Material
________________

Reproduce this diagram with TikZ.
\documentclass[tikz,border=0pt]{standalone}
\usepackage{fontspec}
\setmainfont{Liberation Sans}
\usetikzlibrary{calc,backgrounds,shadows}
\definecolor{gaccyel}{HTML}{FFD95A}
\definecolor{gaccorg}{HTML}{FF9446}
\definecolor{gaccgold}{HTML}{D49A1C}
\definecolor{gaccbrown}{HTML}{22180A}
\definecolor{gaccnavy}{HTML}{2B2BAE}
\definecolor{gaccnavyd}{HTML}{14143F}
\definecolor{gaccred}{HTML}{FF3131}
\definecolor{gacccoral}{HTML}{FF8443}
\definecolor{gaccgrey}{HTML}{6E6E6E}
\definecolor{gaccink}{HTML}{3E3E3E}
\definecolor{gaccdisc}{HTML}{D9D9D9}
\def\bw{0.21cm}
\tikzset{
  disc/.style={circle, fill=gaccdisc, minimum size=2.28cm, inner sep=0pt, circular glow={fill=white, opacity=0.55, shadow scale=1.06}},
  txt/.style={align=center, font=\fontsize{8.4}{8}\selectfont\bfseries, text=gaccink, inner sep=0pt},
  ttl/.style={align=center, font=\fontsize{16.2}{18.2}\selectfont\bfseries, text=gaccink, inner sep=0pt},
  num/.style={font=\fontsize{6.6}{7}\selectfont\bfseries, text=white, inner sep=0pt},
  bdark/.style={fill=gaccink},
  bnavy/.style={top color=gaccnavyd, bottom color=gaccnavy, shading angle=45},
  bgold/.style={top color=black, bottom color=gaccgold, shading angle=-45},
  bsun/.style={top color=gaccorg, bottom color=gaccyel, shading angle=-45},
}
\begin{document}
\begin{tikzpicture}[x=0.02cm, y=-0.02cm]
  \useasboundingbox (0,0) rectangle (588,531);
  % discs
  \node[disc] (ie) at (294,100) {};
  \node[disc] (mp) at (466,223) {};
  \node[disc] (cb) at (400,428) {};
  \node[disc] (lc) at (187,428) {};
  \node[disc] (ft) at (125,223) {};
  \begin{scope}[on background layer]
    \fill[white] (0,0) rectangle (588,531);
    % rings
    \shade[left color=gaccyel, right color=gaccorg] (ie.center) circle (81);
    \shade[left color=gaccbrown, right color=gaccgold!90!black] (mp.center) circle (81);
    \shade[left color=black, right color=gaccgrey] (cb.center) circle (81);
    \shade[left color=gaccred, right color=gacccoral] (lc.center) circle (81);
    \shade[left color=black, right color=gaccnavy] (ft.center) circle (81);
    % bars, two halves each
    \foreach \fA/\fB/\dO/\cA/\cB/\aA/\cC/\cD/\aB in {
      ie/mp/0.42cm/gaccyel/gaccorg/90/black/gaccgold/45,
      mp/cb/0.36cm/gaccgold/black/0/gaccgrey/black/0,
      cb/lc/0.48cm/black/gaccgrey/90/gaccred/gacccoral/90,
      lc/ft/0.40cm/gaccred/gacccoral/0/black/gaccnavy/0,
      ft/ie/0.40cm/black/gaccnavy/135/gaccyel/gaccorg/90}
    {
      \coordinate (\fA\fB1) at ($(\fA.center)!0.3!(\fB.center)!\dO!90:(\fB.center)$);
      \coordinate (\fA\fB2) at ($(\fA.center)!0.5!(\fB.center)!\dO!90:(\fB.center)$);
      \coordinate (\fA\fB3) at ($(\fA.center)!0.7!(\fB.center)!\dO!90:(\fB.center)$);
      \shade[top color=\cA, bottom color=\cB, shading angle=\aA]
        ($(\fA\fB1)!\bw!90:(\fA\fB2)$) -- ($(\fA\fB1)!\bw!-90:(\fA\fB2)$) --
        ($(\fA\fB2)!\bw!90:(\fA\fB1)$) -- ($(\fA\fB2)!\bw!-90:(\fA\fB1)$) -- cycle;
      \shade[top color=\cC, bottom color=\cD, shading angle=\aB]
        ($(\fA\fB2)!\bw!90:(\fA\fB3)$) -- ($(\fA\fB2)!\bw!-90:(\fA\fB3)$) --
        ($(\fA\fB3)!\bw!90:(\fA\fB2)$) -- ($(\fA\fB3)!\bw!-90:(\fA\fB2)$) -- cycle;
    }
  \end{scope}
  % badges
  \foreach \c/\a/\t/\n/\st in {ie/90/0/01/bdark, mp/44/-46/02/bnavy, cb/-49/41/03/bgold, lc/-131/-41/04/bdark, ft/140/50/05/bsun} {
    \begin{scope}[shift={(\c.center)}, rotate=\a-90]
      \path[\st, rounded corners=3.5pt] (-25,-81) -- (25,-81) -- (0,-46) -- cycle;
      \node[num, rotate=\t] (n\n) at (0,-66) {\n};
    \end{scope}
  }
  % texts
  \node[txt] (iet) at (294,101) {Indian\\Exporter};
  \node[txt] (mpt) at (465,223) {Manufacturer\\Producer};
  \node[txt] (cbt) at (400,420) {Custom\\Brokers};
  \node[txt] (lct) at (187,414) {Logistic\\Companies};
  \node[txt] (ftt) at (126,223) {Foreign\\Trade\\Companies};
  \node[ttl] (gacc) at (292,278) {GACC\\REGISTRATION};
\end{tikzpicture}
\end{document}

________________

Task description
Please reproduce the entire listing, exactly as shown.

Exercise result
Reproduce this diagram with TikZ.
\documentclass[tikz,border=0pt]{standalone}
\usepackage{fontspec}
\setmainfont{Liberation Sans}
\usetikzlibrary{calc,backgrounds,shadows}
\definecolor{gaccyel}{HTML}{FFD95A}
\definecolor{gaccorg}{HTML}{FF9446}
\definecolor{gaccgold}{HTML}{D49A1C}
\definecolor{gaccbrown}{HTML}{22180A}
\definecolor{gaccnavy}{HTML}{2B2BAE}
\definecolor{gaccnavyd}{HTML}{14143F}
\definecolor{gaccred}{HTML}{FF3131}
\definecolor{gacccoral}{HTML}{FF8443}
\definecolor{gaccgrey}{HTML}{6E6E6E}
\definecolor{gaccink}{HTML}{3E3E3E}
\definecolor{gaccdisc}{HTML}{D9D9D9}
\def\bw{0.21cm}
\tikzset{
  disc/.style={circle, fill=gaccdisc, minimum size=2.28cm, inner sep=0pt, circular glow={fill=white, opacity=0.55, shadow scale=1.06}},
  txt/.style={align=center, font=\fontsize{8.4}{8}\selectfont\bfseries, text=gaccink, inner sep=0pt},
  ttl/.style={align=center, font=\fontsize{16.2}{18.2}\selectfont\bfseries, text=gaccink, inner sep=0pt},
  num/.style={font=\fontsize{6.6}{7}\selectfont\bfseries, text=white, inner sep=0pt},
  bdark/.style={fill=gaccink},
  bnavy/.style={top color=gaccnavyd, bottom color=gaccnavy, shading angle=45},
  bgold/.style={top color=black, bottom color=gaccgold, shading angle=-45},
  bsun/.style={top color=gaccorg, bottom color=gaccyel, shading angle=-45},
}
\begin{document}
\begin{tikzpicture}[x=0.02cm, y=-0.02cm]
  \useasboundingbox (0,0) rectangle (588,531);
  % discs
  \node[disc] (ie) at (294,100) {};
  \node[disc] (mp) at (466,223) {};
  \node[disc] (cb) at (400,428) {};
  \node[disc] (lc) at (187,428) {};
  \node[disc] (ft) at (125,223) {};
  \begin{scope}[on background layer]
    \fill[white] (0,0) rectangle (588,531);
    % rings
    \shade[left color=gaccyel, right color=gaccorg] (ie.center) circle (81);
    \shade[left color=gaccbrown, right color=gaccgold!90!black] (mp.center) circle (81);
    \shade[left color=black, right color=gaccgrey] (cb.center) circle (81);
    \shade[left color=gaccred, right color=gacccoral] (lc.center) circle (81);
    \shade[left color=black, right color=gaccnavy] (ft.center) circle (81);
    % bars, two halves each
    \foreach \fA/\fB/\dO/\cA/\cB/\aA/\cC/\cD/\aB in {
      ie/mp/0.42cm/gaccyel/gaccorg/90/black/gaccgold/45,
      mp/cb/0.36cm/gaccgold/black/0/gaccgrey/black/0,
      cb/lc/0.48cm/black/gaccgrey/90/gaccred/gacccoral/90,
      lc/ft/0.40cm/gaccred/gacccoral/0/black/gaccnavy/0,
      ft/ie/0.40cm/black/gaccnavy/135/gaccyel/gaccorg/90}
    {
      \coordinate (\fA\fB1) at ($(\fA.center)!0.3!(\fB.center)!\dO!90:(\fB.center)$);
      \coordinate (\fA\fB2) at ($(\fA.center)!0.5!(\fB.center)!\dO!90:(\fB.center)$);
      \coordinate (\fA\fB3) at ($(\fA.center)!0.7!(\fB.center)!\dO!90:(\fB.center)$);
      \shade[top color=\cA, bottom color=\cB, shading angle=\aA]
        ($(\fA\fB1)!\bw!90:(\fA\fB2)$) -- ($(\fA\fB1)!\bw!-90:(\fA\fB2)$) --
        ($(\fA\fB2)!\bw!90:(\fA\fB1)$) -- ($(\fA\fB2)!\bw!-90:(\fA\fB1)$) -- cycle;
      \shade[top color=\cC, bottom color=\cD, shading angle=\aB]
        ($(\fA\fB2)!\bw!90:(\fA\fB3)$) -- ($(\fA\fB2)!\bw!-90:(\fA\fB3)$) --
        ($(\fA\fB3)!\bw!90:(\fA\fB2)$) -- ($(\fA\fB3)!\bw!-90:(\fA\fB2)$) -- cycle;
    }
  \end{scope}
  % badges
  \foreach \c/\a/\t/\n/\st in {ie/90/0/01/bdark, mp/44/-46/02/bnavy, cb/-49/41/03/bgold, lc/-131/-41/04/bdark, ft/140/50/05/bsun} {
    \begin{scope}[shift={(\c.center)}, rotate=\a-90]
      \path[\st, rounded corners=3.5pt] (-25,-81) -- (25,-81) -- (0,-46) -- cycle;
      \node[num, rotate=\t] (n\n) at (0,-66) {\n};
    \end{scope}
  }
  % texts
  \node[txt] (iet) at (294,101) {Indian\\Exporter};
  \node[txt] (mpt) at (465,223) {Manufacturer\\Producer};
  \node[txt] (cbt) at (400,420) {Custom\\Brokers};
  \node[txt] (lct) at (187,414) {Logistic\\Companies};
  \node[txt] (ftt) at (126,223) {Foreign\\Trade\\Companies};
  \node[ttl] (gacc) at (292,278) {GACC\\REGISTRATION};
\end{tikzpicture}
\end{document}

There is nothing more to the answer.